Barclays emphasizes that this cycle isn’t driven by “low investment, high profits.” Management expects cash flow in FQ3 to double quarter-over-quarter (FQ2 was $5.5 billion), with Barclays estimating $13.7 billion in FQ3 cash flow, and capex of about $7 billion for that quarter.

Capital expenditure plans are clearer: the company guides FY26 net capex to exceed $25 billion (up from about $20 billion), mainly due to cleanroom investments; FY27 capex will rise significantly, with related construction capex increasing by over $10 billion year-over-year to support HBM and DRAM investments.

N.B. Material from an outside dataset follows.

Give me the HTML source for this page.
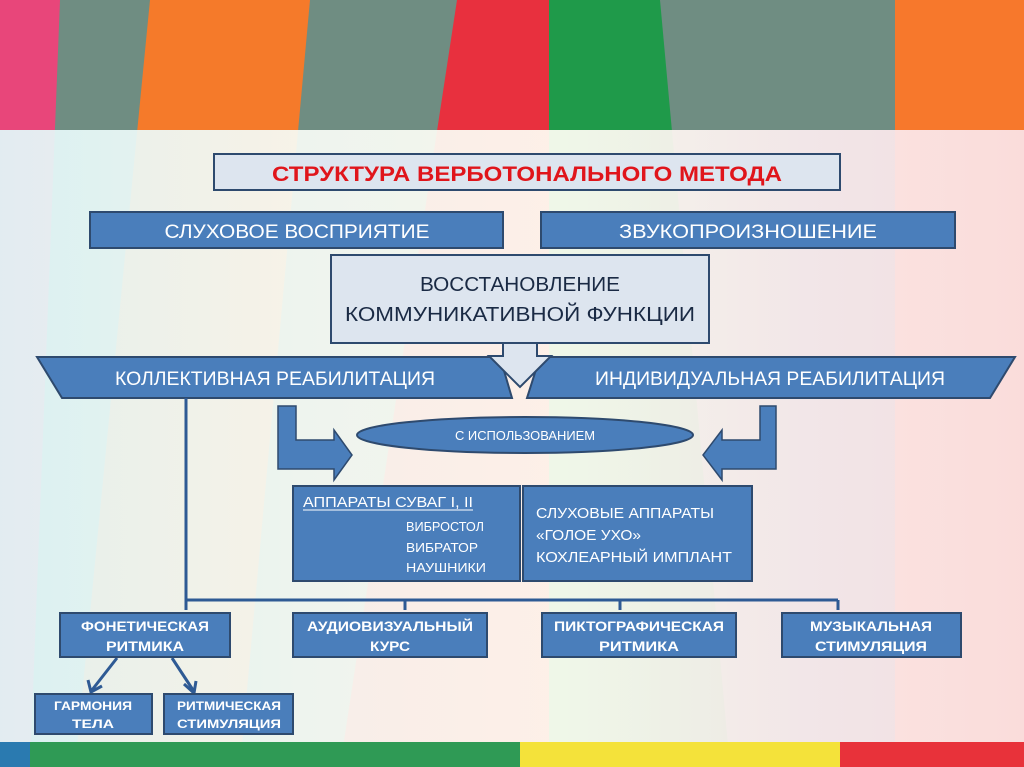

Five-year SCA and Tongluo expansion

The company announced its first five-year strategic customer agreement (SCA), which differs from the usual 1-year LTA, aiming to improve business stability and visibility; simultaneously, it plans to start construction of a second cleanroom of similar size at the Tongluo site (acquired from Lattice) by the end of FY26 for DRAM.

Within Barclays’ framework, these two initiatives extend the “good prices” from a short-term cycle into a longer-term certainty.

Target price raised, valuation multiple lowered

Barclays raised the target price from $450 to $675 but also lowered the valuation multiple: the new target is based on 6.3x CY27 EPS of $106.77; previously, $450 was based on 11.1x CY27 EPS of $40.46. The multiple was reduced because they expect price growth to slow from here, but profit base has been significantly elevated.

The profit gap itself is the conclusion: Barclays’ adjusted FY2027 EPS forecast is $102.53, far above Bloomberg’s consensus of $54.81; FY2026 EPS forecast is $57.91, also above the consensus of $37.54.

Upside of $800, downside of $400

The report provides clear scenario boundaries: an upside of $800, based on 7x CY27 EPS of $115, assuming faster HBM growth, stronger pricing, and better cost performance; a downside of $400, based on 4.7x CY27 EPS of $85, assuming weaker AI demand, aggressive supply expansion, and prolonged price declines.

Barclays’ core bet is clear: as long as tight supply persists through 2026 and HBM ramps as planned, triple-digit EPS won’t just be a peak fantasy but a main assumption they are willing to price into their target.